PARENTS of poorly children, doctors at the cutting edge of healthcare, MPs of various political persuasions – they have all agreed, at one time or another, on the huge difference that a new children’s hospital would make to the lives of families in Leeds.
So why, today, is the city still merely talking about plans for such a facility, rather than reaping its benefits?
The answer lies in a sorry tale of stops, starts and – perhaps predictably – funding problems that stretches back more than two decades.
It was 1994 when, during a review of Leeds’s acute health arrangements, Prof Sir David Hull concluded that the city’s medical and surgical paediatric services should be brought under one roof.
His recommendation was rejected on feasibility grounds – and although health chiefs later applied to join the Government’s Private Finance Initiative programme in the hope of securing funds to centralise children’s services at St James’s Hospital, their bid was unsuccessful.
Another proposed centralisation of paediatric care, this time at Leeds General Infirmary, was dropped in 2001, with priority instead being given to the development of a £160m cancer wing at Jimmy’s.
So far, so frustrating. But, by 2003, the tide appeared to be turning, with plans on the table for a children’s and maternity centre at Jimmy’s.
The Yorkshire Evening Post took up the cause, launching its Give The Kids A Hospital campaign and urging Ministers to approve the scheme.
We highlighted how services were spread over 17 different sites in Leeds, with seriously-ill children regularly having to be ferried across the city to see specialists or attend clinics.
Supporters of the campaign included Jonathan Abbott, whose seven-year-old son, Joshua, died from cancer in 2002 and spent five of his last 10 months at St James’s.
In a moving letter to Health Secretary John Reid, Mr Abbott said: “I firmly believe that had Joshua survived his illness, he would have been severely traumatised in later life due to the environment in which he was treated. I have nothing but praise for the staff that were involved in Josh’s care.
“These professionals also deserve to have the best possible conditions in which to provide care for our sick children.”
Mr Abbott’s words seemed to have been heeded when, in the summer of 2004, Mr Reid gave the green light to the new 350-bed hospital at Jimmy’s.
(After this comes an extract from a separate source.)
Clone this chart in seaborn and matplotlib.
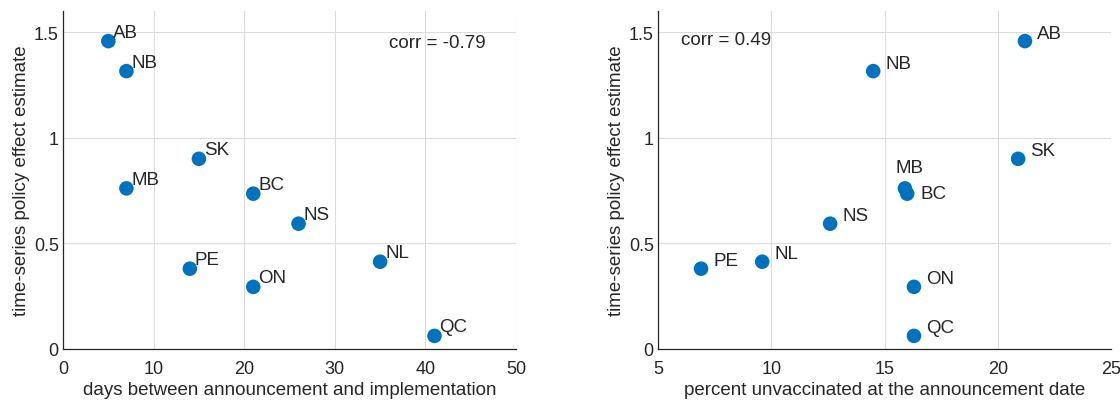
import matplotlib
matplotlib.use("Agg")
import matplotlib.pyplot as plt
from matplotlib.ticker import FormatStrFormatter
import seaborn as sns
import pandas as pd

sns.set_theme(style="whitegrid")
plt.rcParams["font.family"] = ["Liberation Sans", "DejaVu Sans"]

# province codes and values
provinces = ["AB", "NB", "SK", "MB", "BC", "NS", "PE", "ON", "NL", "QC"]
effect = [1.457, 1.315, 0.90, 0.76, 0.735, 0.593, 0.38, 0.294, 0.413, 0.062]
days_gap = [5, 7, 15, 7, 21, 26, 14, 21, 35, 41]
pct_unvax = [21.2, 14.5, 20.9, 15.9, 16.0, 12.6, 6.9, 16.3, 9.6, 16.3]
corr_labels = ["corr = -0.79", "corr = 0.49"]

df = pd.DataFrame({"prov": provinces, "effect": effect,
                   "days": days_gap, "unvax": pct_unvax})

blue = "#0072BD"
txt = "#262626"
fig = plt.figure(figsize=(11.2, 4.02), dpi=100)
ax1 = fig.add_axes([0.05625, 0.1294, 0.4045, 0.841])
ax2 = fig.add_axes([0.5875, 0.1294, 0.4045, 0.841])


def style_axes(ax, xlim, xticks, xlabel):
    ax.set_xlim(*xlim)
    ax.set_ylim(0, 1.6)
    ax.set_xticks(xticks)
    ax.set_yticks([0, 0.5, 1, 1.5])
    ax.yaxis.set_major_formatter(FormatStrFormatter("%g"))
    ax.xaxis.set_major_formatter(FormatStrFormatter("%g"))
    ax.grid(True, color="#dcdcdc", linewidth=0.8)
    for s in ["top", "right"]:
        ax.spines[s].set_visible(False)
    for s in ["left", "bottom"]:
        ax.spines[s].set_color(txt)
        ax.spines[s].set_linewidth(0.9)
    ax.tick_params(axis="both", direction="in", length=3, color=txt,
                   labelsize=13, labelcolor=txt)
    ax.tick_params(axis="x", pad=8)
    ax.tick_params(axis="y", pad=3)
    ax.set_xlabel(xlabel, fontsize=13.5, color=txt, labelpad=3)
    ax.set_ylabel("time-series policy effect estimate", fontsize=13.5,
                  color=txt, labelpad=3)
    ax.set_facecolor("white")


# left panel
sns.scatterplot(data=df, x="days", y="effect", ax=ax1, color=blue, s=110,
                edgecolor="none", zorder=3)
for _, r in df.iterrows():
    ax1.annotate(r["prov"], (r["days"], r["effect"]), textcoords="offset pixels",
                 xytext=(5, 9), ha="left", va="center", fontsize=13.5)
style_axes(ax1, (0, 50), [0, 10, 20, 30, 40, 50],
           "days between announcement and implementation")
ax1.text(0.72, 0.908, corr_labels[0], transform=ax1.transAxes, fontsize=13.5,
         va="center")

# right panel
sns.scatterplot(data=df, x="unvax", y="effect", ax=ax2, color=blue, s=110,
                edgecolor="none", zorder=3)
for _, r in df.iterrows():
    if r["prov"] == "MB":
        off, ha = (5, 21), "center"
    elif r["prov"] == "BC":
        off, ha = (13, 0), "left"
    else:
        off, ha = (12, 8), "left"
    ax2.annotate(r["prov"], (r["unvax"], r["effect"]), textcoords="offset pixels",
                 xytext=off, ha=ha, va="center", fontsize=13.5)
style_axes(ax2, (5, 25), [5, 10, 15, 20, 25],
           "percent unvaccinated at the announcement date")
ax2.text(0.05, 0.915, corr_labels[1], transform=ax2.transAxes, fontsize=13.5,
         va="center")

fig.savefig("out.png", dpi=100, facecolor="white")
Leeds Teaching Hospitals NHS Trust chief executive Neil McKay hailed the decision as a chance to better meet the “glaring” needs of local children, with construction work due to start in 2008.
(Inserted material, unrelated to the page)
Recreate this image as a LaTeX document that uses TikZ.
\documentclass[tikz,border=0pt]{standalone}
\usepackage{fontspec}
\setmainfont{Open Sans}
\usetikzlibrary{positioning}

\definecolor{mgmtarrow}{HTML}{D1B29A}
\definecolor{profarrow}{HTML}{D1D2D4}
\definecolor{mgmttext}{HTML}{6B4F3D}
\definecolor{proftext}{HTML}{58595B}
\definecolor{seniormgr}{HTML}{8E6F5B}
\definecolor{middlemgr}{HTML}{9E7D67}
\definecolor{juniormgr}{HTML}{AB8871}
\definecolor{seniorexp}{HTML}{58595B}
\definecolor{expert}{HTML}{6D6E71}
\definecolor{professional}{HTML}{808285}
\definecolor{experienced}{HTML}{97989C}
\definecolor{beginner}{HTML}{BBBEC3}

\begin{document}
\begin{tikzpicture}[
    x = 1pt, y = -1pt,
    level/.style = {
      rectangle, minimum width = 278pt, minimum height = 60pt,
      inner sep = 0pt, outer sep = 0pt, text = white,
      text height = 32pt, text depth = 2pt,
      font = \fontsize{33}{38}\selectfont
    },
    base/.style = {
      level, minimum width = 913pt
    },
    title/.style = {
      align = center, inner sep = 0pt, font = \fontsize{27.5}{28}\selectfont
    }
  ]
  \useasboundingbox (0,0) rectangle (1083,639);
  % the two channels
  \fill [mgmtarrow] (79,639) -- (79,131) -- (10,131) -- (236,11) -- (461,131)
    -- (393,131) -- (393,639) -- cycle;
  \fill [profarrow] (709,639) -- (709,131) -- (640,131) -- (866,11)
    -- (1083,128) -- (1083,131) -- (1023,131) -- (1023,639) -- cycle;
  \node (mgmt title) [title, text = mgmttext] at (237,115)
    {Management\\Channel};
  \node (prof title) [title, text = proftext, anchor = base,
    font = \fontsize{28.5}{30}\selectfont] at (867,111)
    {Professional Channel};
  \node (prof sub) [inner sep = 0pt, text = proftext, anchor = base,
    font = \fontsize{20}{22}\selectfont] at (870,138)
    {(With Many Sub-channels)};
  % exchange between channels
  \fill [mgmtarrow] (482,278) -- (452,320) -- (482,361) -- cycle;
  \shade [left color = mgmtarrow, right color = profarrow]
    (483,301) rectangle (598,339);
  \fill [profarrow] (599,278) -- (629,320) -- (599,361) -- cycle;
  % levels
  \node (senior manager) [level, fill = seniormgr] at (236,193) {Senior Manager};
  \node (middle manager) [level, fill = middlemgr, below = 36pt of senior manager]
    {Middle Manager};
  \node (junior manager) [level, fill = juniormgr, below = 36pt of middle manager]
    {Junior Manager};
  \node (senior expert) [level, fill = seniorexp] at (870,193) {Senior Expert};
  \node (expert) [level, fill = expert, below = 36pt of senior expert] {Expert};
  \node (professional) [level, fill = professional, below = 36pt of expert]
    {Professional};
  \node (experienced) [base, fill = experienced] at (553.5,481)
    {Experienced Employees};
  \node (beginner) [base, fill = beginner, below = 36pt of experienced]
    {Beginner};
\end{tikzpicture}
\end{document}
But then, in 2007, the scheme was shelved amid concerns that its original £230m price tag had spiralled to an estimated £650m.
The bombshell news came against a backdrop of wider money worries for Leeds’s hospitals, which were on course to end the financial year millions of pounds in the red.
A cheaper fall-back option was revealed, namely the relocation of all the city’s in-patient services for children to existing buildings at the LGI at a cost of £25m.
A three-year centralisation project was launched, with health bosses announcing in 2010 that the new set-up would be called Leeds Children’s Hospital.
Today it offers one of the most comprehensive ranges of paediatric services in the country, including cancer treatment and congenital heart surgery.
The as-yet-unfulfilled dream for the city, though, remains a purpose-built children’s hospital. New proposals for one have been in the pipeline for around a year now, with the Trust this week releasing images of the “world class” facility it wants to bring to a site near Millennium Square.
Those hoping the plans come to fruition include Paul Truswell, the former Labour MP for Pudsey and a key backer of the YEP’s campaign in the 2000s.
Reflecting on the changes to health provision in Leeds during that period, Mr Truswell, now a councillor representing the city’s Middleton Park ward, said today: “While we obtained excellent 21st century facilities like the Bexley Wing cancer centre [at St James’s] and the rebuilding of Wharfedale Hospital, not getting a new children’s hospital was a massive disappointment for our campaign of parents, staff and the community.
“The 2004 plan unfortunately didn’t stack up financially, but this new one apparently draws on existing assets to help fund the building.
“The brilliant people working with children devised alternatives that tackled many of the issues [after the 2004 scheme was shelved], but the case for a new hospital still remains overwhelming.”